We're gonna call this one a win.

My Food Revelation

When life gets complicated, we change.  We adapt. It's part of the beauty of being human.

When life here got crazy between kids and jobs and moves, we adapted.  Cooking has gotten so much more simplified.  At the beginning of our marriage, I would start making dinner around 3:00 and have it ready by 5:00.  It was vital for me to have two hours of uninterrupted time to get that meal on the table.  Seven years and four (nearly five) kids later, I laugh at that earlier version of myself.

Someday, I will again have that luxury, but I doubt it will be soon.  So, for now, we adapt to the resources we have.

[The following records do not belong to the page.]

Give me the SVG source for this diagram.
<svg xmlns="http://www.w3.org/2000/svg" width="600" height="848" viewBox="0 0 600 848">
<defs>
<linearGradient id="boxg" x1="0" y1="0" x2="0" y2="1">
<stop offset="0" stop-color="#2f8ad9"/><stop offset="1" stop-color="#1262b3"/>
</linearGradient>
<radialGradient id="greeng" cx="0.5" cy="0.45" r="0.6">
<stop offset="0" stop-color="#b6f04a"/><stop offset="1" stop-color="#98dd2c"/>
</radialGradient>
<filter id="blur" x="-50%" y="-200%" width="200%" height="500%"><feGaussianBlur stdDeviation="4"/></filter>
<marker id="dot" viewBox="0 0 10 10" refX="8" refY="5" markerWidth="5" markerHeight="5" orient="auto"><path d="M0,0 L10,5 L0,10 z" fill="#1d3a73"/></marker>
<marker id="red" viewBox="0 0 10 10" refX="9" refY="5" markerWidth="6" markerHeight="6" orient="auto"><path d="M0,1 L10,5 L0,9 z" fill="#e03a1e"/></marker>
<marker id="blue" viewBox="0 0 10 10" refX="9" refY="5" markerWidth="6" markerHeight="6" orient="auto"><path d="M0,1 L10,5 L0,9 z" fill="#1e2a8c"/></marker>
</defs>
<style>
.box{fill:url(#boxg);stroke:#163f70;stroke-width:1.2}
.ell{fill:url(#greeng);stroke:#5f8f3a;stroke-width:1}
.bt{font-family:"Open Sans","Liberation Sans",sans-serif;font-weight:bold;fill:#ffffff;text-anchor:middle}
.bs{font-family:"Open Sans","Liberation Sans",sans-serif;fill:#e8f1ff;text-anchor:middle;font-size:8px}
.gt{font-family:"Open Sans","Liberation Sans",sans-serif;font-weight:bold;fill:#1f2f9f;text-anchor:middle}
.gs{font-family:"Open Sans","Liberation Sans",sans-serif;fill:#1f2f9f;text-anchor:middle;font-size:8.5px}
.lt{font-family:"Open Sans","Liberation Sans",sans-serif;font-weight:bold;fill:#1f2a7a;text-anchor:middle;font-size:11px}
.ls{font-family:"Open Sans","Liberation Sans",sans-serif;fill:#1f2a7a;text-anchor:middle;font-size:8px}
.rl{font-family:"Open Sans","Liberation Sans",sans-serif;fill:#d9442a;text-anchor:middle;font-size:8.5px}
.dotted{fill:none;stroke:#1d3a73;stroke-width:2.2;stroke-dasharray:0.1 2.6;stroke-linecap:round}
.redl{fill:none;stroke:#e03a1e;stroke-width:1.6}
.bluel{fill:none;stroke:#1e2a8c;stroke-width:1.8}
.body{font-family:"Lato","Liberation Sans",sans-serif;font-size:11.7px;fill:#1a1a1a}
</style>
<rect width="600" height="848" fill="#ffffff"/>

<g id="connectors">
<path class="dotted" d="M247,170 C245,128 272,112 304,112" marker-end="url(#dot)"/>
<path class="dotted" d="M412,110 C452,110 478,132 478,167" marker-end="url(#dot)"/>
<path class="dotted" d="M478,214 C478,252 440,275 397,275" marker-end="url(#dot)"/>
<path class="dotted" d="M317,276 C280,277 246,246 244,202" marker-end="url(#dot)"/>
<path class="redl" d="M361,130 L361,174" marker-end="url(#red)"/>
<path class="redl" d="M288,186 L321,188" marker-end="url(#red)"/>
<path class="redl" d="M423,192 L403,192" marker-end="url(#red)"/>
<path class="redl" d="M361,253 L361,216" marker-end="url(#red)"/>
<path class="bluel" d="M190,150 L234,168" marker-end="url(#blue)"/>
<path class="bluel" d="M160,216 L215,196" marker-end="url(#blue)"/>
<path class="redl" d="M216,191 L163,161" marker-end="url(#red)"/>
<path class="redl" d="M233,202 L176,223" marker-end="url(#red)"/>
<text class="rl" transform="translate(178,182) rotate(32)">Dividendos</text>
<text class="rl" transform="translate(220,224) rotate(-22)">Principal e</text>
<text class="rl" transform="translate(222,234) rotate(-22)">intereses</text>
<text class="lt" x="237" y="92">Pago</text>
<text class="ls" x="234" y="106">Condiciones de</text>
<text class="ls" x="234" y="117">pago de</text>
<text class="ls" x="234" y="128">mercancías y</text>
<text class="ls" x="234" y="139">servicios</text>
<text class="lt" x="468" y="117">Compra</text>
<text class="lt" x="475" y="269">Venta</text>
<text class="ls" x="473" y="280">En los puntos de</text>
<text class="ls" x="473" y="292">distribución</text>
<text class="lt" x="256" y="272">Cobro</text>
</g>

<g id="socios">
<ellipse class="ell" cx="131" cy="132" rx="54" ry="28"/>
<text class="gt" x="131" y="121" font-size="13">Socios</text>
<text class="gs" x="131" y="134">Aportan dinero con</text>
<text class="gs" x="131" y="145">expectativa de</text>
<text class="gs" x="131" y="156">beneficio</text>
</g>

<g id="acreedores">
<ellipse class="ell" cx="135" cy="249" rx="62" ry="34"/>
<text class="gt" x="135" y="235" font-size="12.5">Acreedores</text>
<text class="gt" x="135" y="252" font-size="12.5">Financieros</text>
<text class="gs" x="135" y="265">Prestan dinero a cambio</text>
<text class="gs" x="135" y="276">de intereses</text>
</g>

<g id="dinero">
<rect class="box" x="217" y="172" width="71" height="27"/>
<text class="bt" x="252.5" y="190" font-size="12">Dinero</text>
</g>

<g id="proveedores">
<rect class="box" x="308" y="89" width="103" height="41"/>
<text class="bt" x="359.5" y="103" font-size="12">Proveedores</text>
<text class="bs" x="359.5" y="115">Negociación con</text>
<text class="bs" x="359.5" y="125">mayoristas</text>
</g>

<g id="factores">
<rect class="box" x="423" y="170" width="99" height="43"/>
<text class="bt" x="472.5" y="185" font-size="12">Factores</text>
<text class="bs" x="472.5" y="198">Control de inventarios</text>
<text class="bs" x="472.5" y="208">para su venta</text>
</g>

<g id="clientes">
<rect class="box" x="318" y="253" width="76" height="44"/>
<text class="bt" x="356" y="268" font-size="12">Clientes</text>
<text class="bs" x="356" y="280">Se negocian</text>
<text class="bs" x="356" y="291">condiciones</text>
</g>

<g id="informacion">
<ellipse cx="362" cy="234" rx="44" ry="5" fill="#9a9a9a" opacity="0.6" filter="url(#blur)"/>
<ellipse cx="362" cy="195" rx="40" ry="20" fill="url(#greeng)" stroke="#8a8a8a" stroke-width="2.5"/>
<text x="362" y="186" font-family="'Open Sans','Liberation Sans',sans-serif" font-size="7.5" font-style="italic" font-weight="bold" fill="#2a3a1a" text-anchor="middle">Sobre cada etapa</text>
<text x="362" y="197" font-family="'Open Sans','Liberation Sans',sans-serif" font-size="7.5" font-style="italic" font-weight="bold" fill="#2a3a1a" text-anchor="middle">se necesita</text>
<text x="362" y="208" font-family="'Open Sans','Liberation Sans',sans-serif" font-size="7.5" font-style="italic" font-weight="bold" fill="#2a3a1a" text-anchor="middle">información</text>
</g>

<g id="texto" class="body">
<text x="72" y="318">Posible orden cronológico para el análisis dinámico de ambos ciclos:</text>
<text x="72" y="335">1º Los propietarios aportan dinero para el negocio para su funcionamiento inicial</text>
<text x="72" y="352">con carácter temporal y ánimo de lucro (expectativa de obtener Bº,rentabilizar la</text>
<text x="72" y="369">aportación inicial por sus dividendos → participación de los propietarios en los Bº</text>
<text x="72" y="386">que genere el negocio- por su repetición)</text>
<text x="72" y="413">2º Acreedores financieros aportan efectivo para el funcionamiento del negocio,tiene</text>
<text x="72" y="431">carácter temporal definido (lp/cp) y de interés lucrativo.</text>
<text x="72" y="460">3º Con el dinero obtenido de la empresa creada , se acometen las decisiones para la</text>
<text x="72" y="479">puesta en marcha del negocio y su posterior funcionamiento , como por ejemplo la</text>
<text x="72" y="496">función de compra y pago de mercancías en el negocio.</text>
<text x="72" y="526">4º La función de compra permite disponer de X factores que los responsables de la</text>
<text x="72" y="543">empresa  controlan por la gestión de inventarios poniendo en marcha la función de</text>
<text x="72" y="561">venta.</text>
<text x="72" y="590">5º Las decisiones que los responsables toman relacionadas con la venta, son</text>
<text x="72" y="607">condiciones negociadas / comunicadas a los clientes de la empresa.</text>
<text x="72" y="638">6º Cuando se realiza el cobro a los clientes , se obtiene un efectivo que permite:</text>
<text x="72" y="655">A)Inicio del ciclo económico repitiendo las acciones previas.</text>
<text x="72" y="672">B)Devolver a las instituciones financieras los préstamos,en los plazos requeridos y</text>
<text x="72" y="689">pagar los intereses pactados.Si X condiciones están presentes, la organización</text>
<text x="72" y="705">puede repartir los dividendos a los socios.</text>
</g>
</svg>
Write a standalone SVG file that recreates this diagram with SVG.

In my case, the discovery of freezer to slow cooker cooking changed my life.  I have a round up of recipes and techniques here .  It's so simple, it's genius.  Get your ingredients together.  Get a bunch of gallon ziplocs and label them.  Fill the bags with meat, vegetables, and seasonings.  Freeze.  On your hectic mornings, pull a bag out of the freezer, stick it in the slow cooker and turn the slow cooker on.  Voila!  Dinner is the first thing you get to cross off your lengthy to-do list.

Yesterday I learned that if you have a basic recipe,  like Lemon Garlic "Dump" Chicken (It's better than it sounds, I swear!), you can add 2 cups of uncooked rice and 4 cups of liquid about three hours before serving and it becomes a whole new dish.

Freezer to slow cooker is flexible like that.  You can use the veggies you have, like last year I had a bumper crop of summer squash and green beans and was given a huge kohlrabie, so most of my freezer meals had some of those.  I could also get boneless chicken breasts for super cheap, so we ate a lot of chicken.

Most importantly, I could assemble about a dozen of these bags over nap time.

Quick, easy, cheap.  What's not to love?